Kenya’s Ban on Killing of Donkeys for Ejiao Has Been Rescinded – Take Action!
Update: June 2020
Earlier this year, Kenya’s cabinet secretary for agriculture announced a ban on all donkey slaughterhouses in the country, but it has now been rescinded. Donkeys need your help more than ever.
Please take action and demand that Kenya shut down its donkey slaughterhouses.
Originally published: February 2020
After nearly two years of pressure from PETA and our international affiliates—including more than 200,000 e-mails from kind people like you—the cabinet secretary of Kenya’s Ministry of Agriculture, Peter Munya, has finally banned donkey slaughterhouses in the country!
View this post on Instagram
At least 1,000 donkeys are slaughtered every day in Kenya to be exported to China, where their skin is boiled down to make ejiao, an ingredient used in medicines, cosmetics, and candy.
Last year, PETA’s investigative footage revealed that frightened donkeys are cruelly beaten by workers at government-sanctioned slaughterhouses, all of which will be shut down by next month.
The investigation also found that donkeys are packed onto trucks and forced to endure grueling journeys to slaughterhouses from as far away as neighboring countries. The trip from the border with Ethiopia can take two days, during which the animals aren’t given any water or food, and many collapse and even die. Workers left the bodies of two donkeys who had died during the long journey outside a slaughterhouse and dragged another one – who was injured so badly that she was unable to stand – from the truck, dumped her on the ground, and kicked her.

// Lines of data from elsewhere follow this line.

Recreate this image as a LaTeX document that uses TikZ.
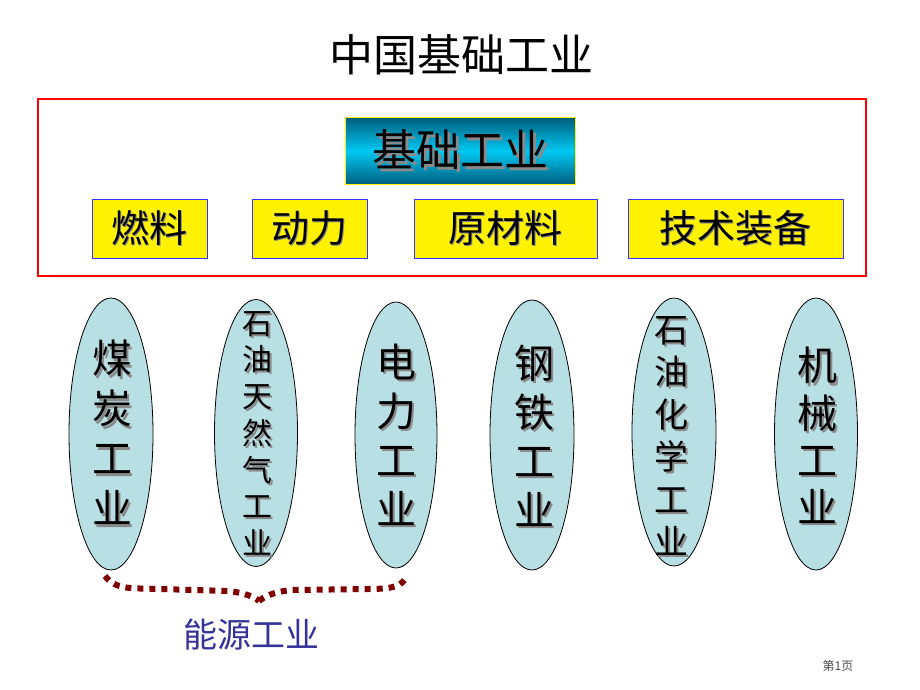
\documentclass[tikz,border=0pt]{standalone}
\usepackage{fontspec}
\setmainfont{Noto Sans CJK SC}
\usetikzlibrary{shapes.geometric}
\definecolor{ellfill}{HTML}{B8E0E4}
\definecolor{shadowgray}{HTML}{8A8A8A}
\definecolor{boxblue}{HTML}{3333FF}
\definecolor{brdark}{HTML}{800000}
\definecolor{navy}{HTML}{333399}
\definecolor{tealdark}{HTML}{005F7F}
\definecolor{tealmid}{HTML}{00C8F2}
\newcommand{\vtxt}[1]{\begin{tabular}{@{}c@{}}#1\end{tabular}}
\newcommand{\shd}[2][2pt]{\rlap{\kern#1\raisebox{-#1}{\color{shadowgray}#2}}#2}
\tikzset{
  ell/.style={ellipse, draw=black, line width=0.8pt, fill=ellfill, minimum width=84pt, minimum height=270pt, inner sep=0pt},
  ybox/.style={draw=boxblue, line width=0.8pt, fill=yellow, inner sep=0pt, font=\fontsize{38}{44}\selectfont},
  etxt/.style={inner sep=0pt, text=black},
  bracedots/.style={brdark, line width=6pt, dash pattern=on 6pt off 6pt}
}
\begin{document}
\begin{tikzpicture}[x=1pt,y=-1pt]
\useasboundingbox (0,0) rectangle (920,690);
\fill[white] (0,0) rectangle (920,690);
% title
\node[font=\fontsize{44}{50}\selectfont, inner sep=0pt] (title) at (461,55) {中国基础工业};
% red frame
\draw[red, line width=2.5pt] (38,99) rectangle (866,276);
% top teal box
\node[draw=yellow, line width=1pt, minimum width=230pt, minimum height=66pt, inner sep=0pt,
      top color=tealdark, bottom color=tealdark, middle color=tealmid,
      font=\fontsize{44}{50}\selectfont] (base) at (460,151) {\shd[3pt]{基础工业}};
% yellow boxes
\node[ybox, minimum width=115pt, minimum height=59pt] (b1) at (149.5,228.5) {\shd[1pt]{燃料}};
\node[ybox, minimum width=115pt, minimum height=59pt] (b2) at (309.5,228.5) {\shd[1pt]{动力}};
\node[ybox, minimum width=183pt, minimum height=59pt] (b3) at (505.5,228.5) {\shd[1pt]{原材料}};
\node[ybox, minimum width=215pt, minimum height=59pt] (b4) at (735.5,228.5) {\shd[1pt]{技术装备}};
% ellipses
\node[ell, minimum height=272pt] (e1) at (111,434) {};
\node[ell, minimum width=83pt, minimum height=267pt] (e2) at (256,433) {};
\node[ell, minimum width=82pt, minimum height=266pt] (e3) at (396,435) {};
\node[ell, minimum height=270pt] (e4) at (532,435) {};
\node[ell, minimum height=268pt] (e5) at (674,432) {};
\node[ell, minimum width=83pt, minimum height=272pt] (e6) at (816,434) {};
% ellipse texts
\node[etxt, font=\fontsize{40}{50}\selectfont] (t1) at (112,440) {\shd[2.5pt]{\vtxt{煤\\炭\\工\\业}}};
\node[etxt, font=\fontsize{30}{36.7}\selectfont] (t2) at (257,438) {\shd[2pt]{\vtxt{石\\油\\天\\然\\气\\工\\业}}};
\node[etxt, font=\fontsize{40}{49}\selectfont] (t3) at (396,442) {\shd[2.5pt]{\vtxt{电\\力\\工\\业}}};
\node[etxt, font=\fontsize{40}{49}\selectfont] (t4) at (534,443) {\shd[2.5pt]{\vtxt{钢\\铁\\工\\业}}};
\node[etxt, font=\fontsize{34}{42.4}\selectfont] (t5) at (671,441) {\shd[2pt]{\vtxt{石\\油\\化\\学\\工\\业}}};
\node[etxt, font=\fontsize{40}{47}\selectfont] (t6) at (817,443) {\shd[2.5pt]{\vtxt{机\\械\\工\\业}}};
% brace
\coordinate (bl) at (105,576);
\coordinate (tip) at (259,601);
\coordinate (br) at (407,576);
\draw[bracedots]
  (bl) .. controls (116,590) and (130,588) .. (160,589) -- (228,591)
  .. controls (246,593) and (254,597) .. (tip);
\draw[bracedots]
  (tip) .. controls (264,597) and (272,592) .. (292,590) -- (368,589)
  .. controls (394,589) and (402,586) .. (br);
% energy label
\node[text=navy, font=\fontsize{34}{40}\selectfont, inner sep=0pt] (energy) at (251,635) {能源工业};
% page number
\node[text=black!70, font=\fontsize{12}{14}\selectfont, inner sep=0pt] (page) at (838,666) {第1页};
\end{tikzpicture}
\end{document}
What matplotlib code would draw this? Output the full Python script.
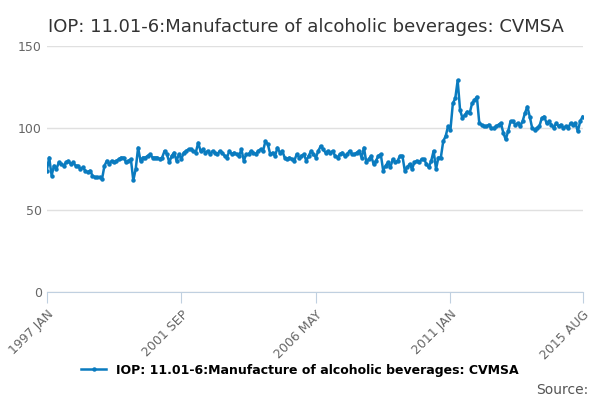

Pakistan and numerous African countries – including Botswana, Burkina Faso, Mali, Niger, Senegal, Tanzania, and Uganda – have banned Chinese-funded slaughterhouses or implemented policies to stop the export of donkey skins to China. In addition, eBay and dozens of other companies have agreed to stop selling items containing ejiao.
The Misery Behind Ejiao
The market for ejiao is growing rapidly. Donkeys are now being imported into China for slaughter from countries in Asia, the Middle East, and South America in order to meet the demand, and some other countries, including Australia, are shamefully considering opening up a live-export donkey trade. The ejiao industry is also giving rise to a black market for donkeys: Many are being taken by rustlers or slaughtered illegally so that people can profit from China’s medicinal market. The demand is so high that other animals, such as horses, pigs, and cows, are now meeting the same gruesome fate in the production of fake ejiao.